Gaudry M, de Lapparent M. Res. Transp. Econ. 2013; 37(1): 20-37.

Copyright

(Copyright © 2013, Elsevier Publishing)

DOI

10.1016/j.retrec.2012.02.002

PMID

unavailable

Abstract

The second part of the state-of-the-art focuses on the development of the founders' double streams explaining single-outcome indicators (probability of accidents and fatalities, respectively) by fixed form regression, as outlined in the Part 1. Following Page (1997, pp. 67-122, 2001) and others, we use as turning point of the evolution of both aggregate and discrete approaches the DRAG-1 model of 1984, itself based on aggregate data, which introduced four key innovations in principle applicable to both streams.

The DRAG approach (i) decomposed losses (victims or damages) into a product of exposure, frequency and severity terms and formulated distinct explanations for all such terms; (ii) structured the decomposed problem as a system of simultaneous equations that included not only those three levels but a fourth one designed to explain driver behavior and make it endogenous; (iii) within each of the four principal levels, took into account sub-categories of severity the joint determination of which constituted a complete system of demand that brought numerous substitutions and complementarities into play; (iv) used for all specified equations flexible mathematical forms of the Box-Cox type applied to all regression variables.

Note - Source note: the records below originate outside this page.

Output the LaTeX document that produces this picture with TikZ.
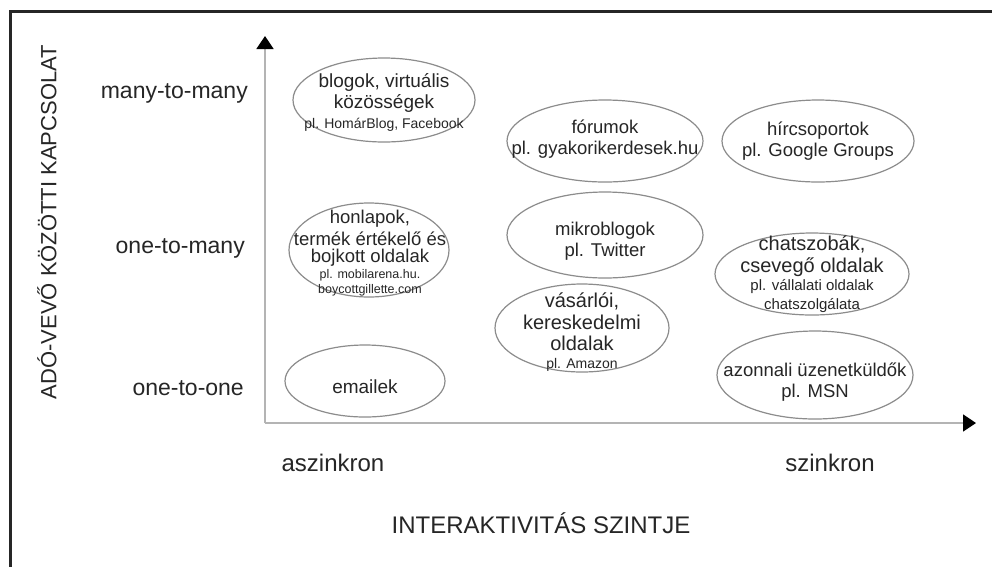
\documentclass[tikz,border=0pt]{standalone}
\usepackage{fontspec}
\setmainfont{Liberation Sans}
\usetikzlibrary{shapes.geometric,arrows.meta}
\definecolor{txt}{HTML}{262626}
\definecolor{bubgray}{HTML}{8C8C8C}
\definecolor{axgray}{HTML}{B4B4B4}
\definecolor{framec}{HTML}{262626}
\begin{document}
\begin{tikzpicture}[x=1pt,y=-1pt,
  bub/.style={draw=bubgray, line width=1.2pt, ellipse, inner sep=0pt},
  btxt/.style={inner sep=0pt, align=center, text=txt, font=\fontsize{19}{21.5}\selectfont},
  axisline/.style={draw=axgray, line width=1.8pt, -{Triangle[length=13pt,width=17pt,color=black]}},
  rowlab/.style={anchor=east, inner sep=0pt, text=txt, font=\fontsize{23}{26}\selectfont},
  axlab/.style={inner sep=0pt, text=txt, font=\fontsize{24}{28}\selectfont}]
\newcommand{\smallpl}{\fontsize{14}{16.5}\selectfont}
\newcommand{\tinypl}{\fontsize{12.5}{14.5}\selectfont}
\newcommand{\midpl}{\fontsize{18.5}{21.5}\selectfont}
\useasboundingbox (0,0) rectangle (992,566);
\fill[white] (0,0) rectangle (992,566);
% frame
\draw[framec, line width=3pt] (10,570) -- (10,11.5) -- (996,11.5);
% axes
\coordinate (O) at (265,423);
\coordinate (ytip) at (265,36);
\coordinate (xtip) at (976,423);
\draw[axisline] (O) -- (ytip);
\draw[axisline] (O) -- (xtip);
% axis labels
\node[rotate=90, inner sep=0pt, text=txt, font=\fontsize{22}{26}\selectfont] (ylab) at (47,222) {ADÓ-VEVŐ KÖZÖTTI KAPCSOLAT};
\node[rowlab] (mm) at (248,93) {many-to-many};
\node[rowlab] (om) at (245,248) {one-to-many};
\node[rowlab] (oo) at (244,388) {one-to-one};
\node[axlab] (asz) at (333,463) {aszinkron};
\node[axlab] (szi) at (830,463) {szinkron};
\node[axlab] (inter) at (541,523) {INTERAKTIVITÁS SZINTJE};
% bubbles
\node[bub, minimum width=182pt, minimum height=84pt] (blog) at (384,100) {};
\node[btxt] (blogt) at (384,102)
  {blogok, virtuális\\közösségek\\[-2pt]{\smallpl pl. HomárBlog, Facebook}};
\node[bub, minimum width=196pt, minimum height=82pt] (forum) at (605,141) {};
\node[btxt, font=\midpl] (forumt) at (605,139)
  {fórumok\\pl. gyakorikerdesek.hu};
\node[bub, minimum width=192pt, minimum height=82pt] (hir) at (818,141) {};
\node[btxt, font=\midpl] (hirt) at (818,141)
  {hírcsoportok\\pl. Google Groups};
\node[bub, minimum width=160pt, minimum height=94pt] (honlap) at (369,250) {};
\node[btxt, font=\fontsize{18.5}{17}\selectfont] (honlapt) at (370,253)
  {honlapok,\\[4pt]termék értékelő és\\bojkott oldalak\\[-1pt]{\tinypl pl. mobilarena.hu.}\\[-2pt]{\tinypl boycottgillette.com}};
\node[bub, minimum width=196pt, minimum height=86pt] (mikro) at (605,235) {};
\node[btxt, font=\midpl] (mikrot) at (605,241)
  {mikroblogok\\pl. Twitter};
\node[bub, minimum width=194pt, minimum height=82pt] (chat) at (812,274) {};
\node[btxt, font=\fontsize{20}{21.5}\selectfont] (chatt) at (812,274)
  {chatszobák,\\csevegő oldalak\\[-3pt]{\fontsize{15}{17}\selectfont pl. vállalati oldalak}\\[-3pt]{\fontsize{15}{17}\selectfont chatszolgálata}};
\node[bub, minimum width=174pt, minimum height=88pt] (vasar) at (582,328) {};
\node[btxt, font=\fontsize{20}{21.5}\selectfont] (vasart) at (582,332)
  {vásárlói,\\kereskedelmi\\oldalak\\[-4pt]{\smallpl pl. Amazon}};
\node[bub, minimum width=160pt, minimum height=72pt] (email) at (365,381) {};
\node[btxt] (emailt) at (365,387) {emailek};
\node[bub, minimum width=196pt, minimum height=88pt] (azon) at (815,375) {};
\node[btxt, font=\midpl] (azont) at (815,382)
  {azonnali üzenetküldők\\pl. MSN};
\end{tikzpicture}
\end{document}
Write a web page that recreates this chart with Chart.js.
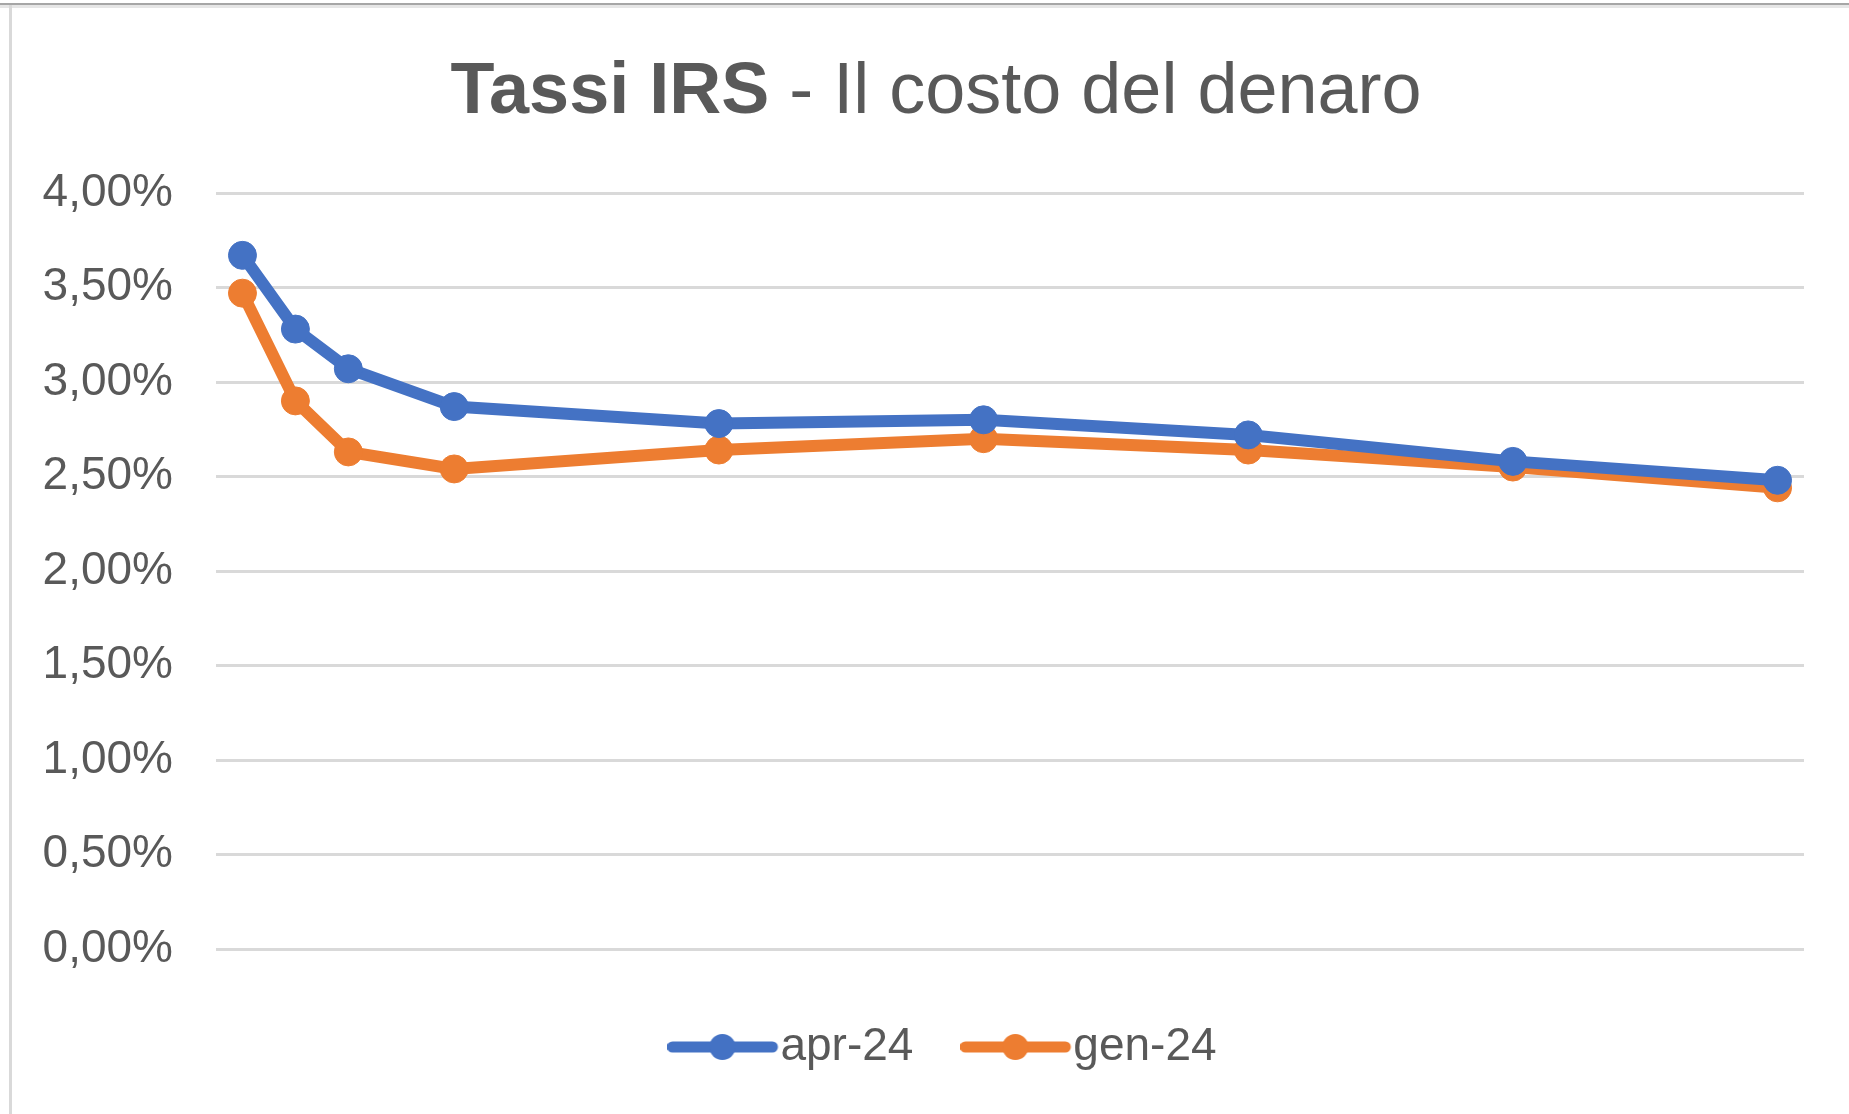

These forms were decisive in defining statistical correlations (signs included), upon which they themselves depended, and in justifying the initial breakdown into multiple risk dimensions by revealing the mathematical form appropriate for each level (exposure, frequency, and severity) of the decomposition.

Using these four critical dimensions, we summarize both aggregate and disaggregate model developments, classifying them notably with respect to number of risk outcome levels addressed, severity categories accounted for, mathematical form of their variables and number of classes of explanatory variables put to contribution. For aggregate models, we document evolution from early ones explaining a single damage category for one region to the latest explaining multiple damage categories for many regions, not forgetting intermediate cases. With respect to the disaggregate models, in addition to providing a classification with respect to the same four dimensions, we raise the specific problems of aggregation from individual to population values without which discrete analysis remains of limited relevance, giving disproportionate attention to the landmark by Bolduc et al., available for the first time in English in this issue.